Action 9

Action 9 investigates home sale hackers

LONGWOOD, Fla. — Here is an exclusive warning about cyber criminals targeting local home sellers and buyers.

Marie and Erwin Hammerling found buyers for their Longwood home within days. But all of that changed just 48 hours after it sold.

“Just horrible. This is the most horrible thing you can imagine,” said Marie Hammerling.

Her closing statement showed they were owed $326,000 that the title company would wire to their bank accounts.

Two days later, the funds had not reached them. Hammerling called Thoroughbred Title West and heard from company owner Renee Sowards.

“Oh, I received an email and it was supposed to go to a different account,” said Marie Hammerling.

That's when the couple realized cyber criminals had hacked their realtors or title company emails and used the home sale information to create phony wiring instructions and hijacked $326,000.

“Somebody obviously knew our inside information,” said Marie Hammerling.

According to the sellers the title company never called to verify new payment instructions, sent by email to an iPhone.

Action 9 found it's happening nationwide: Hackers infiltrate real estate email accounts and then steal millions from home sellers and buyers.

The National Association of Realtors sent out a warning a year ago.

“We're hearing new cases of this happening on a weekly basis, and people's lives are being devastated,” said Jessica Edgerton, attorney with the National Association of Realtors.

The Federal Trade Commission tells home buyers and sellers to demand voice verification for any wiring instructions.

Todd Ulrich went to Thoroughbred Title West for answers.

"Todd Ulrich from Channel 9 for Renee?” he said.

“Yes,” replied owner Renee Sowards.

“Renee?” asked Ulrich.

“No, No,” replied Sowards as she closed the door.

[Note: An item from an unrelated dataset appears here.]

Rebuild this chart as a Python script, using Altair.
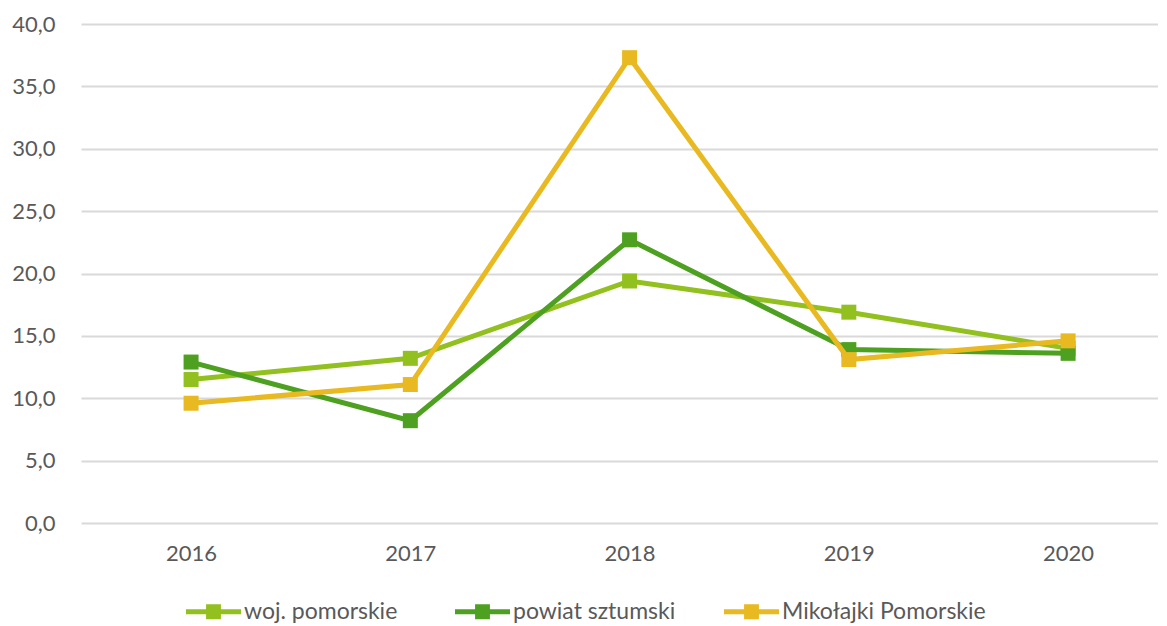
import altair as alt
import pandas as pd

years = [2016, 2017, 2018, 2019, 2020]
series_names = ["woj. pomorskie", "powiat sztumski", "Mikołajki Pomorskie"]
woj = [11.5, 13.2, 19.4, 16.9, 14.0]
powiat = [12.9, 8.2, 22.7, 13.9, 13.6]
mikolajki = [9.6, 11.1, 37.3, 13.1, 14.6]
colors = ["#92C01F", "#4EA020", "#E8B920"]
y_ticks = [0, 5, 10, 15, 20, 25, 30, 35, 40]

rows = []
for name, vals in zip(series_names, [woj, powiat, mikolajki]):
    for yr, v in zip(years, vals):
        rows.append({"rok": yr, "seria": name, "wartosc": v})
df = pd.DataFrame(rows)

FONT = "Lato"
TXT = "#595959"
FS = 22
LFS = 23

x_enc = alt.X(
    "rok:Q",
    scale=alt.Scale(domain=[2015.498, 2020.41], nice=False, zero=False),
    axis=alt.Axis(title=None, values=years, format="d", labelAngle=0, ticks=False,
                  domain=False, grid=False, labelPadding=20, labelFontSize=FS,
                  labelColor=TXT, labelFont=FONT),
)
y_enc = alt.Y(
    "wartosc:Q",
    scale=alt.Scale(domain=[0, 40], nice=False, zero=True),
    axis=alt.Axis(title=None, values=y_ticks, ticks=False, domain=False,
                  gridColor="#D9D9D9", gridWidth=2, labelPadding=26,
                  labelFontSize=FS, labelColor=TXT, labelFont=FONT,
                  labelExpr="replace(format(datum.value, '.1f'), '.', ',')"),
)

legend_path = "M-1,-0.09 H-0.27 V-0.27 H0.27 V-0.09 H1 V0.09 H0.27 V0.27 H-0.27 V0.09 H-1 Z"

color_enc = alt.Color(
    "seria:N",
    scale=alt.Scale(domain=series_names, range=colors),
    legend=alt.Legend(
        title=None, orient="none", legendX=105, legendY=560, direction="horizontal",
        columns=3, gridAlign="all",
        symbolType=legend_path, symbolSize=3025, symbolStrokeWidth=0, symbolOpacity=1,
        labelFontSize=LFS, labelColor=TXT, labelFont=FONT, labelOffset=3,
        labelLimit=400, columnPadding=7,
    ),
)

base = alt.Chart(df)
layers = []
for name, col in zip(series_names, colors):
    sub = base.transform_filter(alt.datum.seria == name)
    layers.append(sub.mark_line(color=col, strokeWidth=5).encode(x=x_enc, y=y_enc))
    layers.append(
        sub.mark_point(shape="square", filled=True, size=225, opacity=1).encode(
            x=x_enc, y=y_enc, color=color_enc
        )
    )

chart = (
    alt.layer(*layers)
    .properties(width=1077, height=499, padding={"left": 3, "top": 5, "right": 0, "bottom": 0},
                background="white")
    .configure_view(stroke=None)
)

chart.save("out.html", embed_options={"renderer": "svg", "actions": False})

“They're missing a lot of money, trying to figure out how it happened?” said Ulrich through the locked door.

Later Sowards told Ulrich she's a victim too and never knew this could happen. She reported it to the FBI.

Days after Action 9 interviewed Marie Hammerling, the FBI had intercepted $291,000 before it left the country.

“This is a nightmare. When is it going to end?” Marie Hammerling asked.

The $291,000 will be returned to the seller. The couple will file a claim against the title company's liability insurance, hoping to recover the $35,000 balance.

Verify any wiring instructions with a phone call to the title company, and then realtors and title companies have to secure their emails so hackers can't steal this information.